Iets van je uiterlijk waar je je voor schaamt

de dingen waarin je teleurgesteld bent

de dingen waar je stiekum van droomt

de dingen waar je aan verslaafd bent: drank, sex, geld, bewondering

Dingen die je aan je ouders, je vrienden

die je aan je man je vrouw nog niet zou vertellen

die die je zelfs voor je zelf ontkent

waar je liever niet aan denkt

daar vraagt hij naar…een beerput gaat los…

 

Zou je het fijn vinden als dat allemaal bekend werd?

Als het even kan, proberen we psycholoog en psychiater te ontlopen.

Te pijnlijk, als die donkere kant in ons aangeraakt wordt

We voelen ons te kwetsbaar om zo doorgezaagd te worden.

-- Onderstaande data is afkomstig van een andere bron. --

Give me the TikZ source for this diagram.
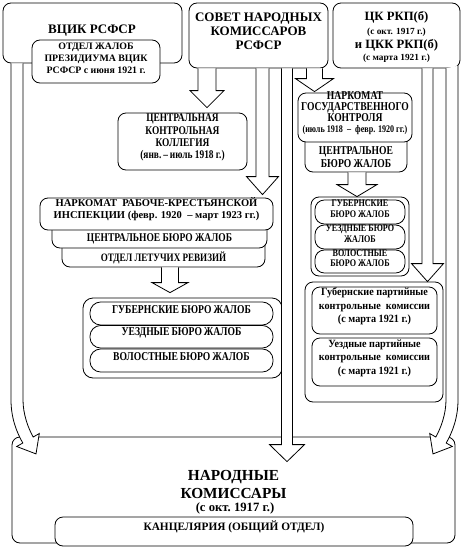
\documentclass[tikz,border=0pt]{standalone}
\usepackage{fontspec}
\setmainfont{Liberation Serif}
\newfontfamily\condA[FakeStretch=0.8]{Liberation Serif}
\newfontfamily\condB[FakeStretch=0.92]{Liberation Serif}
\usetikzlibrary{fit,calc}
\newcommand{\myfs}[2]{\fontsize{#1}{#2}\selectfont\bfseries}
\newcommand{\harrow}[5]{%
  \draw[harrowst] let \p1=(#1), \p2=(#2) in
    (\x2-#3*0.75pt,\y1) -- (\x2-#3*0.75pt,\y2+#5*0.75pt) -- (\x2-#4*0.75pt,\y2+#5*0.75pt)
    -- (\x2,\y2) -- (\x2+#4*0.75pt,\y2+#5*0.75pt) -- (\x2+#3*0.75pt,\y2+#5*0.75pt) -- (\x2+#3*0.75pt,\y1);}
\begin{document}
\begin{tikzpicture}[x=0.75pt,y=-0.75pt,
  box/.style={draw, fill=white, rounded corners=6pt, inner sep=0pt, line width=0.6pt, align=center},
  pill/.style={box, rounded corners=7pt},
  harrowst/.style={draw, fill=white, line width=0.6pt, line join=miter},
  lbl/.style={inner sep=0pt, align=center}]
\fill[white] (0,0) rectangle (465,550);
\useasboundingbox (0,0) rectangle (465,550);
% top row
\node[box, fit={(3,3) (182,63)}] (vcik) {};
\node[lbl, font=\myfs{9.75}{11}] (vcikt) at (92,31) {ВЦИК РСФСР};
\node[box, fit={(32,40) (160,83)}, font=\myfs{7.4}{9}] (otdel) {ОТДЕЛ ЖАЛОБ\\ПРЕЗИДИУМА ВЦИК\\РСФСР с июня 1921 г.};
\node[box, fit={(189,3) (328,68)}, font=\myfs{9.75}{10.5}] (sov) {СОВЕТ НАРОДНЫХ\\КОМИССАРОВ\\РСФСР};
\node[box, fit={(333,3) (460,68)}] (ck) {};
\node[lbl, font=\myfs{9.5}{10}] (ck1) at (396.5,17) {ЦК РКП(б)};
\node[lbl, font=\myfs{7}{8}] (ck2) at (396.5,32.5) {(с окт. 1917 г.)};
\node[lbl, font=\myfs{9.5}{10}] (ck3) at (396.5,45) {и ЦКК РКП(б)};
\node[lbl, font=\myfs{7}{8}] (ck4) at (396.5,58.5) {(с марта 1921 г.)};
% middle left
\node[box, fit={(118,113) (247,170)}, font=\condA\myfs{8.8}{9.3}] (tskk) {ЦЕНТРАЛЬНАЯ\\КОНТРОЛЬНАЯ\\КОЛЛЕГИЯ\\(янв.\,–\,июль 1918 г.)};
% middle right
\node[box, fit={(305,125) (407,172)}] (ngkcbj) {};
\node[lbl, font=\condA\myfs{9}{9.75}] (ngkcbjt) at (356,157) {ЦЕНТРАЛЬНОЕ\\БЮРО ЖАЛОБ};
\node[box, fit={(298,93) (412,142)}, font=\condA\myfs{9}{8.25}] (ngk) {НАРКОМАТ\\ГОСУДАРСТВЕННОГО\\КОНТРОЛЯ\\{\fontsize{7.6}{8.25}\selectfont(июль 1918\ \ –\ \ февр. 1920 гг.)}};
\node[box, fit={(311,197) (409,276)}] (rgrp) {};
\node[pill, fit={(315,200) (405,224)}, font=\condA\myfs{7.6}{7.8}] (rg1) {ГУБЕРНСКИЕ\\БЮРО ЖАЛОБ};
\node[pill, fit={(315,225) (405,249)}, font=\condA\myfs{7.6}{7.8}] (rg2) {УЕЗДНЫЕ БЮРО\\ЖАЛОБ};
\node[pill, fit={(315,250) (405,273)}, font=\condA\myfs{7.6}{7.8}] (rg3) {ВОЛОСТНЫЕ\\БЮРО ЖАЛОБ};
% NRKI stack
\node[box, fit={(62,235) (265,267)}] (olr) {};
\node[lbl, font=\condA\myfs{8.5}{9}] (olrt) at (163.5,257.5) {ОТДЕЛ ЛЕТУЧИХ РЕВИЗИЙ};
\node[box, fit={(52,215) (267,248)}] (nrkicbj) {};
\node[lbl, font=\condA\myfs{8.9}{9}] (nrkicbjt) at (159.5,239) {ЦЕНТРАЛЬНОЕ БЮРО ЖАЛОБ};
\node[box, fit={(40,198) (273,230)}, font=\myfs{7.9}{9}] (nrki) {НАРКОМАТ\ \ РАБОЧЕ-КРЕСТЬЯНСКОЙ\\ИНСПЕКЦИИ (февр. 1920\ \ – март 1923 гг.)};
% left group
\node[box, rounded corners=7.5pt, fit={(83,298) (282,378)}] (lgrp) {};
\node[pill, rounded corners=8pt, fit={(90,302) (273,325)}, font=\condA\myfs{9}{9}] (lg1) {ГУБЕРНСКИЕ\,БЮРО\,ЖАЛОБ};
\node[pill, rounded corners=8pt, fit={(90,325.5) (273,348)}, font=\condA\myfs{9}{9}] (lg2) {УЕЗДНЫЕ\,БЮРО\,ЖАЛОБ};
\node[pill, rounded corners=8pt, fit={(90,349) (273,372)}, font=\condA\myfs{9}{9}] (lg3) {ВОЛОСТНЫЕ\,БЮРО\,ЖАЛОБ};
% party commissions
\node[box, fit={(305,282) (443,402)}] (pgrp) {};
\node[box, fit={(312,287) (437,334)}, font=\condB\myfs{8.3}{10}] (pg1) {Губернские партийные\\контрольные\ \ комиссии\\(с марта 1921 г.)};
\node[box, fit={(312,338) (437,386)}, font=\condB\myfs{8.3}{10}] (pg2) {Уездные партийные\\контрольные\ \ комиссии\\(с марта 1921 г.)};
% bottom
\node[box, fit={(12,437) (455,543)}] (nk) {};
\node[lbl, font=\myfs{11.5}{12}] (nk1) at (233.5,477) {НАРОДНЫЕ};
\node[lbl, font=\myfs{11.5}{12}] (nk2) at (233.5,493) {КОМИССАРЫ};
\node[lbl, font=\myfs{9.5}{10}] (nk3) at (235,508) {(с окт.\ 1917 г.)};
\node[box, fit={(55,517) (413,546)}, font=\myfs{8.5}{9}] (kanc) {КАНЦЕЛЯРИЯ (ОБЩИЙ ОТДЕЛ)};
% straight hollow arrows
\harrow{sov.south -| 207,0}{$(tskk.north -| 207,0)+(0,-5)$}{9}{17}{17}
\harrow{sov.south -| 262.5,0}{$(nrki.north -| 262.5,0)+(0,-3)$}{6.5}{16}{18}
\harrow{sov.south -| 287,0}{$(nk.north -| 287,0)+(0,25)$}{5.5}{17.5}{17}
\harrow{sov.south -| 314.5,0}{$(ngk.north -| 314.5,0)+(0,-1)$}{8}{19}{13}
\harrow{ngkcbj.south -| 357,0}{rgrp.north -| 357,0}{9}{20}{12}
\harrow{olr.south -| 170,0}{$(lgrp.north -| 170,0)+(0,-5)$}{8.5}{18}{10}
\harrow{ck.south -| 427.5,0}{pgrp.north -| 427.5,0}{5.5}{16}{18}
% curved hollow arrows
\draw[harrowst] (vcik.south -| 11,0) -- (11,400) .. controls (11,418) and (16.8,432.6) .. (22.8,443)
  -- (16.7,446.5) -- (36,453.9) -- (39.3,433.5) -- (33.2,437)
  .. controls (28.2,428.3) and (23,414) .. (23,400) -- (vcik.south -| 23,0);
\draw[harrowst] ($(ck.south -| 458,0)+(0,-2.7)$) -- (458,400) .. controls (458,418) and (452.2,432.6) .. (446.2,443)
  -- (452.3,446.5) -- (433,453.9) -- (429.7,433.5) -- (435.8,437)
  .. controls (440.8,428.3) and (446,414) .. (446,400) -- (ck.south -| 446,0);
\end{tikzpicture}
\end{document}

En toch: wat is het bevrijdend om gehoor te vinden

Om je hele verhaal eens kwijt te kunnen aan iemand

Die dat begrijpt

 

 

 

B       God weet echt alles van je. Alles!

U weet het als ik zit of sta”

Ga ik op weg, of rust ik uit, u merkt het op”

Stelt God in zulke gewone, alledaagse dingen belang?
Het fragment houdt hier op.